My wife and I are both getting up in years and we eat out at what she used to jokingly refer to as "blue hair hours," when you can get the early-bird special if you want. In that time slot the crowd consists of senior citizen guys and their wives, who in some cases anticipated the current trend in weird hair colors with what is known in the beauty trade as a "blue rinse," a hair dye used to enhance the appearance of white hair. Where once we laughed at them, we now dine with the blue hairs.

As we settled into our seats we were greeted not with the quiet tinklings of piano bar music one would once have expected to hear in such a refined (and high-priced) setting, but a full blast of Prince's "Kiss."

Don't get me wrong; I yield to no man in my fondness for Prince's music. In 1984 I was probably the oldest person in attendance at the premiere of his movie Purple Rain in Boston. But, as it says in the Book of Ecclesiastes, there is a time for everything, and the time for Prince isn't 6 p.m. on a Saturday night in the suburbs.

I had never written a review on social media before, but I decided—what the hell. At $21 for a hamburger, the cheapest item on the menu, I was entitled. I kept my criticism civil, noting only that the people most likely to eat in the early evening were also the ones whose hearing has started to fade. I don't know about the other diners—maybe they'd already bought state-of-the-art hearing aids—but I had trouble hearing the waiter, the kid with the rolls and the breadsticks, and my wife, sitting right across the table. Didn't it make sense, I wrote, to have soft music playing then?

I made a few suggestions from my favorites—Oscar Peterson, Red Garland, Bill Evans—to point management in the right direction. Nothing too virtuosic like Art Tatum, or off-beat, like Thelonius Monk. If you have never posted on Yelp (which I used) or other business review websites, you should know that the owners have the opportunity to respond, and this one did.

"Thanks for your comments!" the reply began, as they typically do. "We tried that 'Rat Pack' music before, but people prefer rock." The Rat Pack—in case you didn't know— refers to several groups of self-appointed swingers, the most famous of which was comprised of Frank Sinatra, Dean Martin, Peter Lawford, Sammy Davis, Jr. and Joey Bishop. To the extent that the tag is associated with a school of jazz, it would thus be of the sort you'd expect to hear from the house band at a Las Vegas casino—in the 1950s. The kind parodied by comedian Bill Murray with his "Nick the Lounge Singer" character on Saturday Night Live.

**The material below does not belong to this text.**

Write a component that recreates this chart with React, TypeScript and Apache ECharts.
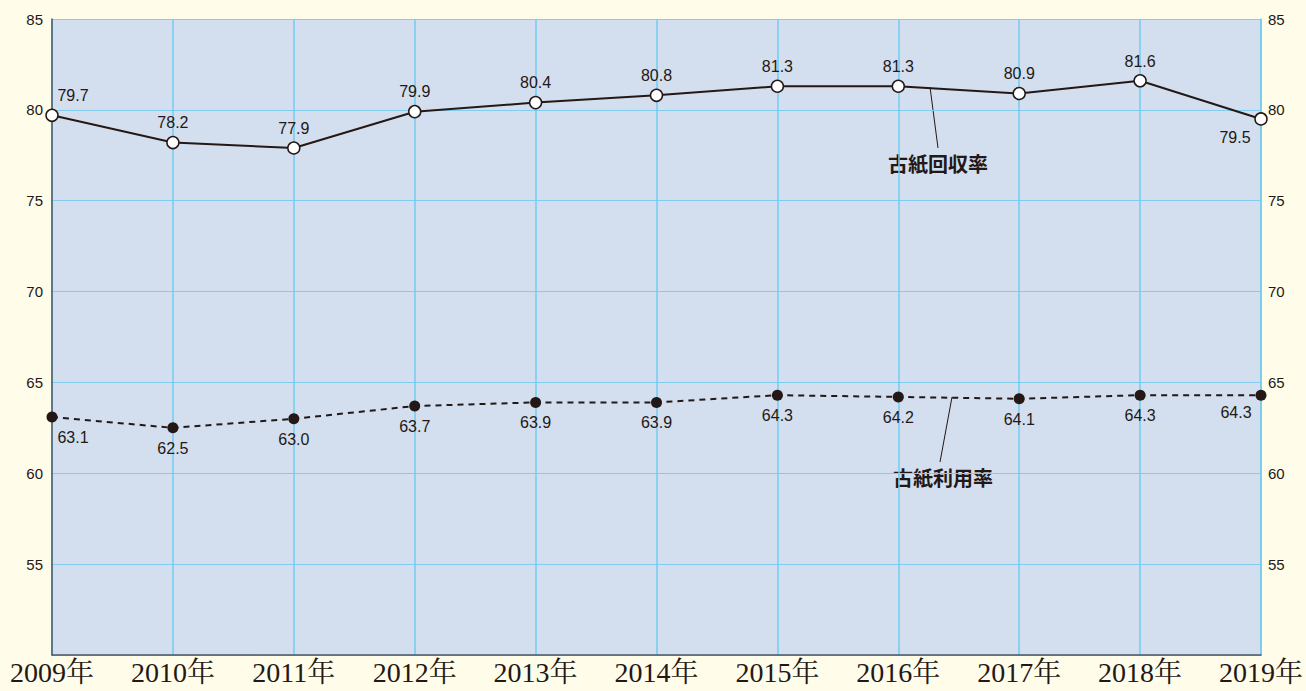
import React, { useEffect, useRef } from "react";
import * as echarts from "echarts";

const years = ["2009年", "2010年", "2011年", "2012年", "2013年", "2014年", "2015年", "2016年", "2017年", "2018年", "2019年"];
const recoveryRate = [79.7, 78.2, 77.9, 79.9, 80.4, 80.8, 81.3, 81.3, 80.9, 81.6, 79.5];
const utilizationRate = [63.1, 62.5, 63.0, 63.7, 63.9, 63.9, 64.3, 64.2, 64.1, 64.3, 64.3];
const recoveryName = "古紙回収率";
const utilizationName = "古紙利用率";

const INK = "#231815";
const SANS = "'Liberation Sans', Arial, 'Noto Sans CJK JP', sans-serif";

export default function App() {
  const ref = useRef<HTMLDivElement>(null);
  useEffect(() => {
    const chart = echarts.init(ref.current!, null, { renderer: "svg" });
    const yAxisBase = {
      type: "value",
      min: 50,
      max: 85,
      interval: 5,
      axisTick: { show: false },
      axisLabel: {
        color: INK,
        fontSize: 15,
        fontFamily: SANS,
        showMinLabel: false,
        formatter: (v: number) => (v === 50 ? "" : String(v)),
      },
    };
    chart.setOption({
      animation: false,
      backgroundColor: "#fffcea",
      grid: {
        left: 52,
        right: 44,
        top: 19,
        bottom: 36,
        show: true,
        backgroundColor: "#d3dfef",
        borderWidth: 0,
      },
      xAxis: {
        type: "category",
        data: years,
        boundaryGap: false,
        axisTick: { show: false },
        axisLine: { show: true, lineStyle: { color: "#4a5868", width: 1.5 } },
        splitLine: { show: true, lineStyle: { color: "#72ccf2", width: 1.5 } },
        axisLabel: {
          color: INK,
          fontSize: 28,
          fontFamily: "'Liberation Serif', 'Times New Roman', 'Noto Serif CJK JP', 'Noto Sans CJK JP', serif",
          margin: 3,
          interval: 0,
          showMinLabel: true,
          showMaxLabel: true,
        },
      },
      yAxis: [
        {
          ...yAxisBase,
          position: "left",
          axisLine: { show: true, lineStyle: { color: "#4a5868", width: 1.5 } },
          splitLine: { show: true, lineStyle: { color: "#82cdef", width: 1 } },
          axisLabel: { ...yAxisBase.axisLabel, margin: 9 },
        },
        {
          ...yAxisBase,
          position: "right",
          axisLine: { show: true, lineStyle: { color: "#72ccf2", width: 1.5 } },
          splitLine: { show: false },
          axisLabel: { ...yAxisBase.axisLabel, margin: 7 },
        },
      ],
      series: [
        {
          name: recoveryName,
          type: "line",
          data: recoveryRate.map((v, i) => {
            const item: any = { value: v };
            if (i === 0) item.label = { position: "top", offset: [21, 0] };
            if (i === recoveryRate.length - 1) item.label = { position: "bottom", offset: [-26, -1] };
            return item;
          }),
          symbol: "circle",
          symbolSize: 12,
          lineStyle: { color: INK, width: 2 },
          itemStyle: { color: "#ffffff", borderColor: INK, borderWidth: 1.5 },
          label: {
            show: true,
            position: "top",
            distance: 5,
            color: INK,
            fontSize: 16,
            fontFamily: SANS,
            formatter: (p: any) => Number(p.value).toFixed(1),
          },
          z: 3,
        },
        {
          name: utilizationName,
          type: "line",
          data: utilizationRate.map((v, i) => {
            const item: any = { value: v };
            if (i === 0) item.label = { position: "bottom", offset: [21, 0] };
            if (i === utilizationRate.length - 1) item.label = { position: "bottom", offset: [-25, -3] };
            return item;
          }),
          symbol: "circle",
          symbolSize: 11,
          lineStyle: { color: INK, width: 2, type: [6, 5] },
          itemStyle: { color: INK },
          label: {
            show: true,
            position: "bottom",
            distance: 7,
            color: INK,
            fontSize: 16,
            fontFamily: SANS,
            formatter: (p: any) => Number(p.value).toFixed(1),
          },
          z: 3,
        },
      ],
      graphic: [
        { type: "line", shape: { x1: 930, y1: 87, x2: 938, y2: 148 }, style: { stroke: INK, lineWidth: 1 } },
        {
          type: "text",
          x: 938,
          y: 163,
          style: {
            text: recoveryName,
            fill: INK,
            font: "bold 20px 'Noto Sans CJK JP', sans-serif",
            textAlign: "center",
            textVerticalAlign: "middle",
          },
        },
        { type: "line", shape: { x1: 952, y1: 397, x2: 940, y2: 462 }, style: { stroke: INK, lineWidth: 1 } },
        {
          type: "text",
          x: 943,
          y: 477,
          style: {
            text: utilizationName,
            fill: INK,
            font: "bold 20px 'Noto Sans CJK JP', sans-serif",
            textAlign: "center",
            textVerticalAlign: "middle",
          },
        },
      ],
    });
    return () => chart.dispose();
  }, []);
  return <div ref={ref} style={{ width: 1306, height: 691, position: "fixed", left: 0, top: 0 }} />;
}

Having worked in several restaurants when I was younger, in positions ranging from busboy to waiter, I could make an educated guess as to the source of the problem. Wait staff and those in the "back of the house" (where food is cooked and dishes are washed) are invariably younger than the customers. When they begin their shift, they use their favorite music, played at loud volume, to get pumped up for the night ahead. You can understand the impulse, even if your days of working for the minimum wage plus tips are in the far-distant past.

This creates a perfect storm, to borrow the title of the Sebastian Junger book. Have you ever sat down in a restaurant and, before the hostess departed, said "Could you please turn the music up?" I doubt it.

You don't need to be Isaac Newton to know that an action as powerful as loud piped-in music would inspire an equal and opposite reaction. There is an organization called "Pipedown: The International Campaign for Freedom from Piped Music." It was founded by a man named Nigel Rogers after his evening out in a London bistro was spoiled because he and his companion "could not hear ourselves speak. Music blaring from every corner killed conversation." Before we burn the steak tips to a crisp over this issue—isn't there room for compromise? In Shakespeare's "Twelfth Night" Orsino calls music "the food of love," and a few pages from the Great American Songbook do wonders to fill those awkward moments when you've run out of things to say to your companion, and may even inspire you to new heights of eloquence a la Eddie Haskell in "Leave it to Beaver"—"That's a fetching outfit you have on Mrs. Cleaver!" Mood Media, the successor to Muzak, offers ten jazz programming playlists, including the "Rat Pack" option ("Classic Mature Jazz Vocals") the restaurant manager tried and found wanting.

One wonders why the industry doesn't do something about what Zagat, the restaurant review guide, says is the second most-common complaint of diners. Maybe the music's too loud for them to hear us.